OGDEN – Police, the FBI and the US Attorney’s Office in Utah say crime in a historically problematic part of Ogden has gone way down over the past year, and they say the Project Safe Neighborhoods Program is behind this drop.

Officers showed off some of the items they’ve seized over the past several months.  On some tables, they laid out dozens of weapons, including a section from a grenade launcher.

(Credit: Paul Nelson)

On others, piles of drugs.

(Credit: Paul Nelson)

Over the past several months, officers and attorneys screened cases against 164 people with 21 defendants sentenced, so far.  They’ve also seized over 100 guns and over 34 thousand grams of drugs.  Police took in over 195 pounds of meth in one bust, alone.

The US Attorney’s Office has been getting funding for the Safe Neighborhoods Program for several years.  However, they decided to do something a little different.  They put all of their grant money into focusing on a five-mile section of Ogden.

“We decided, in Utah, that we’re going to have all of our eggs and put it in this basket.  We felt like with that investment, we could have the best chance of direct returns for success,” says US Attorney for Utah John Huber.

Why?

Huber says, “Historically, we have a violent crime problem in Ogden, but, we also have historically strong partnerships with law enforcement.”

Since this Target Enforcement Area was chosen, top level crimes in this part of the city have dropped just over 20 percent, and police say they’ve never seen that big of a year-to-year drop before.  By this time last year, police responded to 69 shootings.  This year, they’ve only seen 32.

Huber says they’ve learned a lot over the past several months.

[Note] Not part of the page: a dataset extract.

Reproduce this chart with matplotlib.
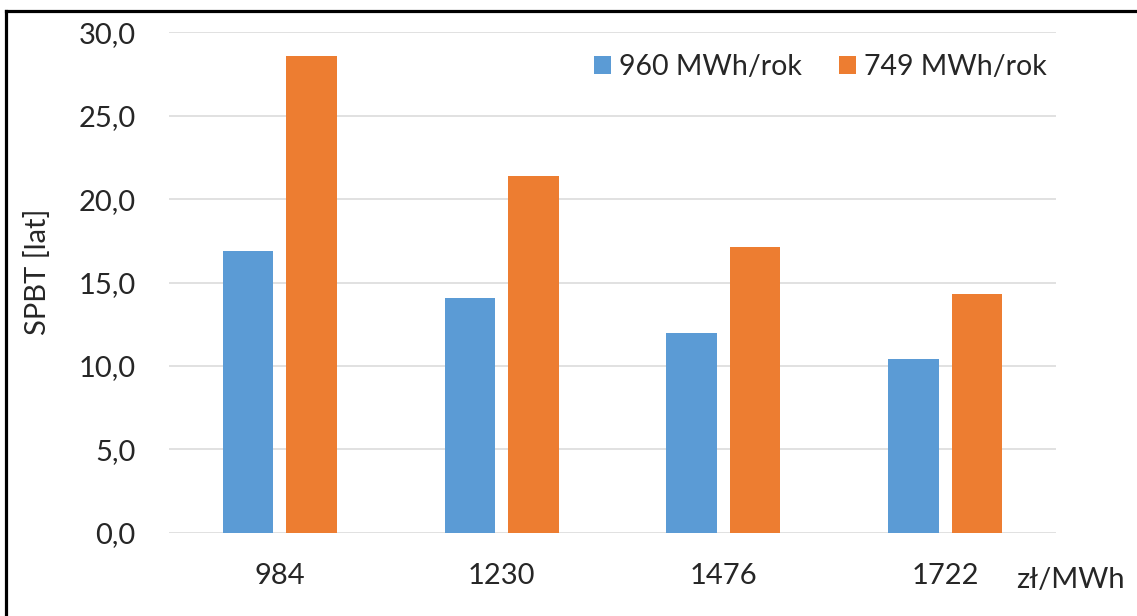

“We can apply these more intensive search principles to Utah County or Washington County,” he says.

Other law enforcement officers say something feels different in Ogden and people say they’re feeling safer.  Police chief Randy Watt says they’ve been working hard to change the perception people have of their city.

“Even with that 20.1 percent reduction in crime, which is historic, we have been on a continuing track of reduced crime in Ogden since 1989,” Watt says.